Granted this is not a usual scenario, but as a bride you want to be in top condition when your man undresses you on that wedding night. It doesn’t matter if you’ve rode him more than a pony at a Kid’s birthday party—that night is special to you.
I have 6 months to my wedding, and I’m still rarin’ to go most of the time. However, there is no telling what my stress levels or whatnot will be a month beforehand.
I know that bridezillas give us a bad name, but most brides are not crazy. There is method to the madness.
I do agree that depriving your man (or yourself)of sex for months isn’t the best thing to do. However, I am told that as a newly wed most men are not able to sit straight or get enough fuel to keep up with their women. Your man may endure some discomfort in his loins before the wedding. I am sure that most brides reading this will attest to the fact that after the ceremony the man in question won’t be able to see straight. He’ll live!

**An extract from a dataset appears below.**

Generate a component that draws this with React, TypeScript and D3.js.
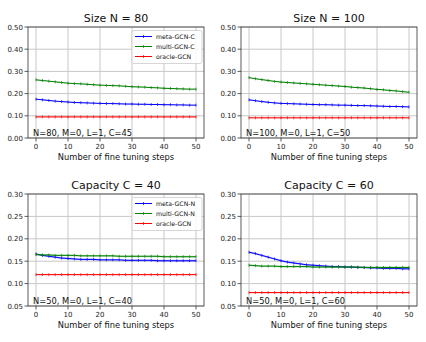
import React from "react";
import * as d3 from "d3";

const steps = d3.range(0, 51, 2);

const p1Meta = [0.175,0.172,0.169,0.166,0.164,0.162,0.160,0.159,0.158,0.157,0.156,0.155,0.155,0.154,0.153,0.153,0.152,0.152,0.151,0.151,0.150,0.150,0.149,0.149,0.148,0.148];
const p1Multi = [0.262,0.259,0.256,0.253,0.250,0.247,0.245,0.244,0.242,0.240,0.238,0.237,0.236,0.235,0.233,0.231,0.230,0.229,0.227,0.226,0.224,0.223,0.222,0.221,0.220,0.220];
const p1Oracle = [0.095,0.095,0.095,0.095,0.095,0.095,0.095,0.095,0.095,0.095,0.095,0.095,0.095,0.095,0.095,0.095,0.095,0.095,0.095,0.095,0.095,0.095,0.095,0.095,0.095,0.095];

const p2Meta = [0.172,0.168,0.164,0.161,0.158,0.156,0.155,0.154,0.153,0.152,0.151,0.150,0.150,0.149,0.148,0.148,0.147,0.146,0.146,0.145,0.144,0.143,0.142,0.142,0.141,0.140];
const p2Multi = [0.272,0.267,0.263,0.259,0.255,0.252,0.250,0.248,0.246,0.244,0.242,0.240,0.238,0.236,0.234,0.232,0.229,0.227,0.225,0.222,0.219,0.217,0.214,0.212,0.209,0.206];
const p2Oracle = [0.091,0.091,0.091,0.091,0.091,0.091,0.091,0.091,0.091,0.091,0.091,0.091,0.091,0.091,0.091,0.091,0.091,0.091,0.091,0.091,0.091,0.091,0.091,0.091,0.091,0.091];

const p3Meta = [0.166,0.163,0.161,0.159,0.157,0.156,0.155,0.154,0.154,0.154,0.153,0.153,0.153,0.153,0.152,0.152,0.152,0.152,0.152,0.151,0.151,0.151,0.151,0.151,0.151,0.151];
const p3Multi = [0.165,0.164,0.164,0.163,0.163,0.163,0.163,0.162,0.162,0.162,0.162,0.162,0.162,0.161,0.161,0.161,0.161,0.161,0.161,0.161,0.160,0.160,0.160,0.160,0.160,0.160];
const p3Oracle = [0.12,0.12,0.12,0.12,0.12,0.12,0.12,0.12,0.12,0.12,0.12,0.12,0.12,0.12,0.12,0.12,0.12,0.12,0.12,0.12,0.12,0.12,0.12,0.12,0.12,0.12];

const p4Meta = [0.170,0.167,0.163,0.159,0.155,0.151,0.148,0.146,0.144,0.142,0.141,0.140,0.139,0.138,0.138,0.137,0.137,0.136,0.136,0.135,0.135,0.134,0.134,0.134,0.133,0.133];
const p4Multi = [0.141,0.140,0.139,0.139,0.139,0.138,0.138,0.138,0.138,0.138,0.137,0.137,0.137,0.137,0.137,0.137,0.137,0.137,0.136,0.136,0.136,0.136,0.136,0.136,0.136,0.136];
const p4Oracle = [0.08,0.08,0.08,0.08,0.08,0.08,0.08,0.08,0.08,0.08,0.08,0.08,0.08,0.08,0.08,0.08,0.08,0.08,0.08,0.08,0.08,0.08,0.08,0.08,0.08,0.08];

const bandHalf = [0.002, 0.002, 0.0015];

const titles = ["Size N = 80", "Size N = 100", "Capacity C = 40", "Capacity C = 60"];
const notes = ["N=80, M=0, L=1, C=45", "N=100, M=0, L=1, C=50", "N=50, M=0, L=1, C=40", "N=50, M=0, L=1, C=60"];
const legendC = ["meta-GCN-C", "multi-GCN-C", "oracle-GCN"];
const legendN = ["meta-GCN-N", "multi-GCN-N", "oracle-GCN"];
const xTicks = [0, 10, 20, 30, 40, 50];
const yTicksTop = [0, 0.1, 0.2, 0.3, 0.4, 0.5];
const yTicksBottom = [0.05, 0.1, 0.15, 0.2, 0.25, 0.3];
const colors = ["#0000ff", "#008000", "#ff0000"];

const FONT = "DejaVu Sans, sans-serif";

type PanelProps = {
  left: number; top: number; width: number; height: number;
  title: string; note: string; series: number[][];
  yDomain: [number, number]; yTicks: number[]; legend: string[] | null;
};

function Panel({ left, top, width, height, title, note, series, yDomain, yTicks, legend }: PanelProps) {
  const x = d3.scaleLinear().domain([-2.5, 52.5]).range([left, left + width]);
  const y = d3.scaleLinear().domain(yDomain).range([top + height, top]);
  const line = d3.line<number>().x((_, i) => x(steps[i])).y((v) => y(v));
  return (
    <g>
      <rect x={left} y={top} width={width} height={height} fill="white" />
      {xTicks.map((t) => (
        <line key={"gx" + t} x1={x(t)} x2={x(t)} y1={top} y2={top + height} stroke="#c8c8c8" strokeWidth={1} />
      ))}
      {yTicks.map((t) => (
        <line key={"gy" + t} x1={left} x2={left + width} y1={y(t)} y2={y(t)} stroke="#c8c8c8" strokeWidth={1} />
      ))}
      {series.map((s, si) => {
        const area = d3.area<number>().x((_, i) => x(steps[i])).y0((v) => y(v - bandHalf[si])).y1((v) => y(v + bandHalf[si]));
        return (
          <g key={"s" + si}>
            <path d={area(s) || ""} fill={colors[si]} fillOpacity={0.25} stroke="none" />
            <path d={line(s) || ""} fill="none" stroke={colors[si]} strokeWidth={1} />
            {s.map((v, i) => (
              <g key={i}>
                <line x1={x(steps[i])} x2={x(steps[i])} y1={y(v) - 1.5} y2={y(v) + 1.5} stroke={colors[si]} strokeWidth={0.7} />
              </g>
            ))}
          </g>
        );
      })}
      <rect x={left} y={top} width={width} height={height} fill="none" stroke="#333" strokeWidth={0.8} />
      {xTicks.map((t) => (
        <g key={"xt" + t}>
          <line x1={x(t)} x2={x(t)} y1={top + height} y2={top + height + 3.5} stroke="#333" strokeWidth={0.8} />
          <text x={x(t)} y={top + height + 11} fontSize={7} textAnchor="middle" fontFamily={FONT} fill="#222">{t}</text>
        </g>
      ))}
      {yTicks.map((t) => (
        <g key={"yt" + t}>
          <line x1={left - 3.5} x2={left} y1={y(t)} y2={y(t)} stroke="#333" strokeWidth={0.8} />
          <text x={left - 5} y={y(t) + 2.5} fontSize={7} textAnchor="end" fontFamily={FONT} fill="#222">{t.toFixed(2)}</text>
        </g>
      ))}
      <text x={left + width / 2} y={top - 5} fontSize={11} textAnchor="middle" fontFamily={FONT} fill="#111">{title}</text>
      <text x={left + width / 2} y={top + height + 22} fontSize={8.3} textAnchor="middle" fontFamily={FONT} fill="#111">Number of fine tuning steps</text>
      <text x={left + 5} y={top + height - 2.5} fontSize={8.3} fontFamily={FONT} fill="#111">{note}</text>
      {legend && (
        <g>
          <rect x={left + width - 72} y={top + 3.5} width={70} height={33} rx={2} fill="white" fillOpacity={0.85} stroke="#ccc" strokeWidth={0.8} />
          {legend.map((name, i) => {
            const ly = top + 9.5 + i * 10;
            return (
              <g key={name}>
                <line x1={left + width - 69} x2={left + width - 52} y1={ly} y2={ly} stroke={colors[i]} strokeWidth={1} />
                <line x1={left + width - 60.5} x2={left + width - 60.5} y1={ly - 1.5} y2={ly + 1.5} stroke={colors[i]} strokeWidth={0.7} />
                <text x={left + width - 48} y={ly + 2.2} fontSize={6.2} fontFamily={FONT} fill="#111">{name}</text>
              </g>
            );
          })}
        </g>
      )}
    </g>
  );
}

export default function App() {
  return (
    <svg width={426} height={342} style={{ position: "absolute", left: 0, top: 0, background: "white" }}>
      <rect width={426} height={342} fill="white" />
      <Panel left={28} top={27} width={176} height={111} title={titles[0]} note={notes[0]} series={[p1Meta, p1Multi, p1Oracle]} yDomain={[0, 0.5]} yTicks={yTicksTop} legend={legendC} />
      <Panel left={241} top={27} width={176} height={111} title={titles[1]} note={notes[1]} series={[p2Meta, p2Multi, p2Oracle]} yDomain={[0, 0.5]} yTicks={yTicksTop} legend={null} />
      <Panel left={28} top={194} width={176} height={112} title={titles[2]} note={notes[2]} series={[p3Meta, p3Multi, p3Oracle]} yDomain={[0.05, 0.3]} yTicks={yTicksBottom} legend={legendN} />
      <Panel left={241} top={194} width={176} height={112} title={titles[3]} note={notes[3]} series={[p4Meta, p4Multi, p4Oracle]} yDomain={[0.05, 0.3]} yTicks={yTicksBottom} legend={null} />
    </svg>
  );
}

Take heart brides and grooms—the one period of infrequent sex is not the end of the world. If anything it makes you appreciate your sex life more when you are at home by yourselves and you can christen every surface of your house if you so choose! Hah!
This article makes it sound like a crime to be human and not be a sex machine as a bride. I think that is on par with Bridezillas! Drama-llama, get real! Sex dry spells happen, and then vanish. Mercy!